■ **PROBLEM DESCRIPTION**: Repeat exactly the lines between and including those that contain "The picture is" and "return 1 - py / H". Output no other line.

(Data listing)
______________________________
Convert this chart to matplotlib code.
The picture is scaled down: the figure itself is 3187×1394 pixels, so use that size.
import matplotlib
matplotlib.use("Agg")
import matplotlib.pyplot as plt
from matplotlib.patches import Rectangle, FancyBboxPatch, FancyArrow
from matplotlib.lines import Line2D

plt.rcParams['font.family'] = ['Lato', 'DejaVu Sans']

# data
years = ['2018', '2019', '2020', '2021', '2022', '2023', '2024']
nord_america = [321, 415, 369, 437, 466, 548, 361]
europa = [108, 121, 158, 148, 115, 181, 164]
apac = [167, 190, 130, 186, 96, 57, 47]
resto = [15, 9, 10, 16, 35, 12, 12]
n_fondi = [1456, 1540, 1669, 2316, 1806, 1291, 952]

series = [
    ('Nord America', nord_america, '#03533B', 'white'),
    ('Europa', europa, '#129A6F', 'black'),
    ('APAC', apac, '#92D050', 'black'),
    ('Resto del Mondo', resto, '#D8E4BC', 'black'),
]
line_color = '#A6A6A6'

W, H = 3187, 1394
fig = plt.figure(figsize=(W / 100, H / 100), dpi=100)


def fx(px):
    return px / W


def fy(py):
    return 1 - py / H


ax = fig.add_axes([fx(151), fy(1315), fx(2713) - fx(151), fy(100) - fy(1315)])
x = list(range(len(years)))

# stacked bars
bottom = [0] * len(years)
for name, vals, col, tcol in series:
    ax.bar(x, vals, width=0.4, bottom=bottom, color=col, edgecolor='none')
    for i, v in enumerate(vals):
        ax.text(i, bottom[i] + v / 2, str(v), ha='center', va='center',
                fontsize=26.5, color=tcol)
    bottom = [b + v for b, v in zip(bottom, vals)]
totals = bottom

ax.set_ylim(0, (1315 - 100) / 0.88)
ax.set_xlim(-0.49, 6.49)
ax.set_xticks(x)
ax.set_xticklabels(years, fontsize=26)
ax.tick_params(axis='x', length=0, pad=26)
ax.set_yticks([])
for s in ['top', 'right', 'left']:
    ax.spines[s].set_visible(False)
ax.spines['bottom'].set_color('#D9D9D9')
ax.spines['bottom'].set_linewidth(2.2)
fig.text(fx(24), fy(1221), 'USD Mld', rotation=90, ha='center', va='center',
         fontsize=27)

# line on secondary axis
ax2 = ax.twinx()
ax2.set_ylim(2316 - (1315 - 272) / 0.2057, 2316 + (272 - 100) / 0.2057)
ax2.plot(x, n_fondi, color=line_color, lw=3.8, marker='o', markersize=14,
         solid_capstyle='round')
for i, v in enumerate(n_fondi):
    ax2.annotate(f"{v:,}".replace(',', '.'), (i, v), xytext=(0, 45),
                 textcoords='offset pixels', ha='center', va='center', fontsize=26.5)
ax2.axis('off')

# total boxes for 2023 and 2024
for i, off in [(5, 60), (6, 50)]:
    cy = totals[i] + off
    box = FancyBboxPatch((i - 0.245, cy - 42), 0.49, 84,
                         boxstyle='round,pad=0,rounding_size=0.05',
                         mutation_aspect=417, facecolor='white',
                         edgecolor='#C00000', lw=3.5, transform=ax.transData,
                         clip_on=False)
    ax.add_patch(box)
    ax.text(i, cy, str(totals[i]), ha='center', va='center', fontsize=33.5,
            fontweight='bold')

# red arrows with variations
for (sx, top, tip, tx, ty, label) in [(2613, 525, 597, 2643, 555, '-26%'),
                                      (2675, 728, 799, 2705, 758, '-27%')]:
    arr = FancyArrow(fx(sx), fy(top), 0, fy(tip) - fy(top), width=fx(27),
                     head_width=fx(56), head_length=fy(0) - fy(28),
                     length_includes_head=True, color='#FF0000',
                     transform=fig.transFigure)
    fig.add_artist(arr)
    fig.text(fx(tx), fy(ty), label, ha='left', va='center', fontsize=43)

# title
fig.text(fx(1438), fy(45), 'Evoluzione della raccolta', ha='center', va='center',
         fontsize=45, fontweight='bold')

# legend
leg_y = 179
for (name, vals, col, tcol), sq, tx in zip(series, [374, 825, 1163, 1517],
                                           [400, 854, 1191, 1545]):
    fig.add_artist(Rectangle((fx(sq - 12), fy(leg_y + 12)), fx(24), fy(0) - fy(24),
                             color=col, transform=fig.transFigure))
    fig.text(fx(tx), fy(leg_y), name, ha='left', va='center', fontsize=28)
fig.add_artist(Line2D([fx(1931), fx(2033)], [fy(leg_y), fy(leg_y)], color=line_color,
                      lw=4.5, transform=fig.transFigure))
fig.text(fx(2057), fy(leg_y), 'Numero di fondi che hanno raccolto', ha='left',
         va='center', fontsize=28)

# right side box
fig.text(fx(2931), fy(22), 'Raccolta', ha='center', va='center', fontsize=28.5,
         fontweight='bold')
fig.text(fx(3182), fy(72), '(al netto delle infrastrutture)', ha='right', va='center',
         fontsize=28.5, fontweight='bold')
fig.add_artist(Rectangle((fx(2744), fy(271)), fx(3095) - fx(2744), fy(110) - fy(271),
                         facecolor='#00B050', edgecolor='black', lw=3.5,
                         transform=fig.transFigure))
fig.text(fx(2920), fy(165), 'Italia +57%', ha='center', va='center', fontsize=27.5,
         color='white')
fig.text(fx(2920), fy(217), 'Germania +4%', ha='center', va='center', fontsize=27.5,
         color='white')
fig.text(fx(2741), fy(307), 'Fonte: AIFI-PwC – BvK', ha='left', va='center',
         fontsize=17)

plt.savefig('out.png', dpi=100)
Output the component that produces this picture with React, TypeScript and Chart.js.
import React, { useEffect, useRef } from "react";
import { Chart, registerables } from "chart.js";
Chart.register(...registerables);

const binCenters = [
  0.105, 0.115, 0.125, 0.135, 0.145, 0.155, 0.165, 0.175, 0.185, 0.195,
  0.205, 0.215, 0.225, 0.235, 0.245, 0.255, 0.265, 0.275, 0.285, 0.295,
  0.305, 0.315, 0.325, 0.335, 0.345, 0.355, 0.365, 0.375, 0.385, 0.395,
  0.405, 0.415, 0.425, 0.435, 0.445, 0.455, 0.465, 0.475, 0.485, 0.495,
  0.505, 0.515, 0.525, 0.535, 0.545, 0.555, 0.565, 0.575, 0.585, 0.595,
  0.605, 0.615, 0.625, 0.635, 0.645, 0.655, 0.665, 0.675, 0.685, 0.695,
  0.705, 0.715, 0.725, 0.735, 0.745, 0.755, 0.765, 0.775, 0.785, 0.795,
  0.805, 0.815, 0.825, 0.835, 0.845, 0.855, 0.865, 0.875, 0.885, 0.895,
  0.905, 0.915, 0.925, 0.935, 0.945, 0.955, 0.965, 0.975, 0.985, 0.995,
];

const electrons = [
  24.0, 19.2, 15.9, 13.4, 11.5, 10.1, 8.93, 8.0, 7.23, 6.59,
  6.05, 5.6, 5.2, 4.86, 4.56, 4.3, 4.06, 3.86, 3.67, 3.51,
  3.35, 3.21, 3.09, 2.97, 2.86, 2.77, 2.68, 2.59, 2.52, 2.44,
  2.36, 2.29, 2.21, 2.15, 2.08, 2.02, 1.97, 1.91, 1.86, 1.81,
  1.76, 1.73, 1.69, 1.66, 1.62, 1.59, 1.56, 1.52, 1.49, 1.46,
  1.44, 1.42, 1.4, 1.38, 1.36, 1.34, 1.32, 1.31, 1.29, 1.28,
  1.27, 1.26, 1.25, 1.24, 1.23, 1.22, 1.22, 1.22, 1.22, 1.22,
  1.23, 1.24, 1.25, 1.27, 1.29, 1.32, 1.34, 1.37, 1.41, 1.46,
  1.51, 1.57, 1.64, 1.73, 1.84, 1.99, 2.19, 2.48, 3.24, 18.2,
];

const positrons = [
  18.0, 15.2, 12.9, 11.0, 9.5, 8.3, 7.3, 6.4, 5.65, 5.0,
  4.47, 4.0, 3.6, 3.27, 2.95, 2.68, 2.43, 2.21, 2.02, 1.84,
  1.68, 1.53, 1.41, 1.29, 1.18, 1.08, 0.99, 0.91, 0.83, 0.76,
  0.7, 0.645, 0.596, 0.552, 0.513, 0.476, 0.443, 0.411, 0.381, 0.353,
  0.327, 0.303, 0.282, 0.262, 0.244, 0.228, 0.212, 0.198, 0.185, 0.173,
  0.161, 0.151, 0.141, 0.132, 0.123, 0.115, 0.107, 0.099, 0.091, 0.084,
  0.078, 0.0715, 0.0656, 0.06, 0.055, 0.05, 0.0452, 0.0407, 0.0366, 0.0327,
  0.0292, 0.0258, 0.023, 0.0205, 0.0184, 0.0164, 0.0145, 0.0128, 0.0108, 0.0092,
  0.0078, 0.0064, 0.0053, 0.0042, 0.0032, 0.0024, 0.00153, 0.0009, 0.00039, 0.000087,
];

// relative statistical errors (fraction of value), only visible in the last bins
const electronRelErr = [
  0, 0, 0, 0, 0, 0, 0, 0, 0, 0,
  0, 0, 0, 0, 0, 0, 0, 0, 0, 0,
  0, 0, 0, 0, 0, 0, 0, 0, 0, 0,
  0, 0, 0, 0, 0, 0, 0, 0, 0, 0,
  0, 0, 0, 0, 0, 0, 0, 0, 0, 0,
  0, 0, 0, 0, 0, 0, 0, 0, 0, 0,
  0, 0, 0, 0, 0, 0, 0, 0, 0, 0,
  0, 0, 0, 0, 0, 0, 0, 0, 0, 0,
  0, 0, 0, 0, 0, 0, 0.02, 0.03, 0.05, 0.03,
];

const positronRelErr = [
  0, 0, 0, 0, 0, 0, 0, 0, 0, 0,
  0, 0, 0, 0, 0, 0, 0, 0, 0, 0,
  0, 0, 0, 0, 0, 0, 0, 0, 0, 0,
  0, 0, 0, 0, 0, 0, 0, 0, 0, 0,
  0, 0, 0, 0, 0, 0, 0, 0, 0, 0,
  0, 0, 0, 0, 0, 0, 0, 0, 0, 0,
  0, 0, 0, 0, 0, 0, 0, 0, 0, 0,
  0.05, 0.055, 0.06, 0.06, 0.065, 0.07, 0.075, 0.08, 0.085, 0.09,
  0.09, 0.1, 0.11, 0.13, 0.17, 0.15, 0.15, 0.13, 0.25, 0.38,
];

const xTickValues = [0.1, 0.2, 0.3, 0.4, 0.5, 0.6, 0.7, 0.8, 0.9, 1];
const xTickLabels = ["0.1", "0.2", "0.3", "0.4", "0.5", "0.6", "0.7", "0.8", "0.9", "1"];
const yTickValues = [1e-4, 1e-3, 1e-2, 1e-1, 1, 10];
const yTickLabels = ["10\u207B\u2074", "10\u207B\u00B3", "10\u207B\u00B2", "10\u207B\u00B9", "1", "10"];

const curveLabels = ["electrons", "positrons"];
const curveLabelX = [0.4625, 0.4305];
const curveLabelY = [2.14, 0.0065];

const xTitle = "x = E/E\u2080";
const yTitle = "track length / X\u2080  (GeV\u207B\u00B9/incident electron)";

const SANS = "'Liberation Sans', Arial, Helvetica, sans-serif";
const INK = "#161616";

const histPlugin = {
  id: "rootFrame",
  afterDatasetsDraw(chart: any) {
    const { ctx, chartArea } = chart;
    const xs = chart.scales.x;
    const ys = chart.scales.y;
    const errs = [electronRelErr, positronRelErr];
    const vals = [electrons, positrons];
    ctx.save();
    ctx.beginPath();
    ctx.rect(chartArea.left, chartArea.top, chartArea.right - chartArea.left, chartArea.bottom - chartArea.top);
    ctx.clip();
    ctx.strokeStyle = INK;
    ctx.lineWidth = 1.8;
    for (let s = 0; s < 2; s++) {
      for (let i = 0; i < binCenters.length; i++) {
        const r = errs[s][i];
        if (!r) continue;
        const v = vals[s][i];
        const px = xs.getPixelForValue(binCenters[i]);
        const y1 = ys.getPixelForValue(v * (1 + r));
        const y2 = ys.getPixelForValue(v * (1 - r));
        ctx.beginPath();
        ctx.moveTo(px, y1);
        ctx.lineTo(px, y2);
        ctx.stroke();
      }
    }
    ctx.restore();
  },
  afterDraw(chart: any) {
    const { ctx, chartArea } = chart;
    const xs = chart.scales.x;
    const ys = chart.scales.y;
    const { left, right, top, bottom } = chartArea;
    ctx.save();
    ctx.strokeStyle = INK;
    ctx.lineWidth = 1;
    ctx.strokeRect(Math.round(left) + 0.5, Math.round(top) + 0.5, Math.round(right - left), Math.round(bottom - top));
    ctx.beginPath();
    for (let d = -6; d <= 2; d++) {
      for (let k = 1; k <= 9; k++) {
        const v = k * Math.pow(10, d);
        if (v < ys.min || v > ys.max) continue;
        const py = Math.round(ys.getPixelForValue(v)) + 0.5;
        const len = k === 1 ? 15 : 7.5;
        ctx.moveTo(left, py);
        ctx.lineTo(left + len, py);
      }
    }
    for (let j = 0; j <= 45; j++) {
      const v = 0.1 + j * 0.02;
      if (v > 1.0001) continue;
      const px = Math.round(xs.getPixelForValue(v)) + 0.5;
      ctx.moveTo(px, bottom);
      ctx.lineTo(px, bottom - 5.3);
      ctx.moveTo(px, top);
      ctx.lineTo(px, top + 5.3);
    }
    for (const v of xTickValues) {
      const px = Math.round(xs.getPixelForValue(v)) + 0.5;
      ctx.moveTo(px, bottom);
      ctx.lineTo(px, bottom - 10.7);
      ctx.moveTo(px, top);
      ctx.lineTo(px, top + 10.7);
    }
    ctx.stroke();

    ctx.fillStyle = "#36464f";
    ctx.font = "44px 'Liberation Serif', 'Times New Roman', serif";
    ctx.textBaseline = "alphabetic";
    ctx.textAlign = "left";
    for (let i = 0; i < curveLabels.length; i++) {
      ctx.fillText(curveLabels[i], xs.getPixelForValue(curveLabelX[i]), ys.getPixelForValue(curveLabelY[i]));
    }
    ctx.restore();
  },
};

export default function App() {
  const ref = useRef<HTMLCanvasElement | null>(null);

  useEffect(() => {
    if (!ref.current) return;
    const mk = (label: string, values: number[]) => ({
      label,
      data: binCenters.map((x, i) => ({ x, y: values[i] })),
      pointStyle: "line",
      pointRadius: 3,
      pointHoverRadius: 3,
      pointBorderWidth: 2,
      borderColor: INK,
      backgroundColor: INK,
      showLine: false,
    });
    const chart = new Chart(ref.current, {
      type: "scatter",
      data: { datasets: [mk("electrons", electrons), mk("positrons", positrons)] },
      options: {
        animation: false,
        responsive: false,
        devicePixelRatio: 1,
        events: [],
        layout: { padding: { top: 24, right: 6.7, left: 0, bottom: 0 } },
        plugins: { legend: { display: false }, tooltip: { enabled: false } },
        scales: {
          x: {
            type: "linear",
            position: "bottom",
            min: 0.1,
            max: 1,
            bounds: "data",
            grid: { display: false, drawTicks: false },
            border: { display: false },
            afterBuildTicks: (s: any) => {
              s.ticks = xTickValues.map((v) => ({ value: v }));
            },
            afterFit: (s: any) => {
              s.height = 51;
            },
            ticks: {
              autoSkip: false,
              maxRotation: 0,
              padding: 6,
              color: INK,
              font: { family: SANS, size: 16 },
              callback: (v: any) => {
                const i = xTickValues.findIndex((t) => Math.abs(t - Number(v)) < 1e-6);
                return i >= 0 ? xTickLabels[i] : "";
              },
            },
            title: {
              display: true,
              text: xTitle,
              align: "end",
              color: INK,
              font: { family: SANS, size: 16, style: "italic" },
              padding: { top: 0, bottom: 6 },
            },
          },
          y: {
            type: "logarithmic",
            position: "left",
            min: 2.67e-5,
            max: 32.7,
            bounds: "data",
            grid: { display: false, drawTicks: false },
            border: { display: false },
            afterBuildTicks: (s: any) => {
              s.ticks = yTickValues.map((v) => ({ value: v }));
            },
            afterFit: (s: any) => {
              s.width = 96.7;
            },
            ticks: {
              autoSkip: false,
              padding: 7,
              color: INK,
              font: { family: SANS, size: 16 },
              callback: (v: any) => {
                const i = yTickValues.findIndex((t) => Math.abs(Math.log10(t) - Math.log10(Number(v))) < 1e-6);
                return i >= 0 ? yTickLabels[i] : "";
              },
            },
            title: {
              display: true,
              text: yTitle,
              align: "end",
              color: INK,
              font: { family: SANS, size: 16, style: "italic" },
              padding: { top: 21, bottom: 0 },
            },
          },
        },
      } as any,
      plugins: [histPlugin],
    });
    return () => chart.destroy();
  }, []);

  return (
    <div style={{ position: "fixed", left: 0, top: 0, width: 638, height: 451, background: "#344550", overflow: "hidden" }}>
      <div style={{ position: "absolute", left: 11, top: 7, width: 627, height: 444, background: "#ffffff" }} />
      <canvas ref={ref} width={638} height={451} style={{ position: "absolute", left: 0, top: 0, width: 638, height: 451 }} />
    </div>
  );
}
______________________________
■ **COMPLETED TASK**:
The picture is scaled down: the figure itself is 3187×1394 pixels, so use that size.
import matplotlib
matplotlib.use("Agg")
import matplotlib.pyplot as plt
from matplotlib.patches import Rectangle, FancyBboxPatch, FancyArrow
from matplotlib.lines import Line2D

plt.rcParams['font.family'] = ['Lato', 'DejaVu Sans']

# data
years = ['2018', '2019', '2020', '2021', '2022', '2023', '2024']
nord_america = [321, 415, 369, 437, 466, 548, 361]
europa = [108, 121, 158, 148, 115, 181, 164]
apac = [167, 190, 130, 186, 96, 57, 47]
resto = [15, 9, 10, 16, 35, 12, 12]
n_fondi = [1456, 1540, 1669, 2316, 1806, 1291, 952]

series = [
    ('Nord America', nord_america, '#03533B', 'white'),
    ('Europa', europa, '#129A6F', 'black'),
    ('APAC', apac, '#92D050', 'black'),
    ('Resto del Mondo', resto, '#D8E4BC', 'black'),
]
line_color = '#A6A6A6'

W, H = 3187, 1394
fig = plt.figure(figsize=(W / 100, H / 100), dpi=100)


def fx(px):
    return px / W


def fy(py):
    return 1 - py / H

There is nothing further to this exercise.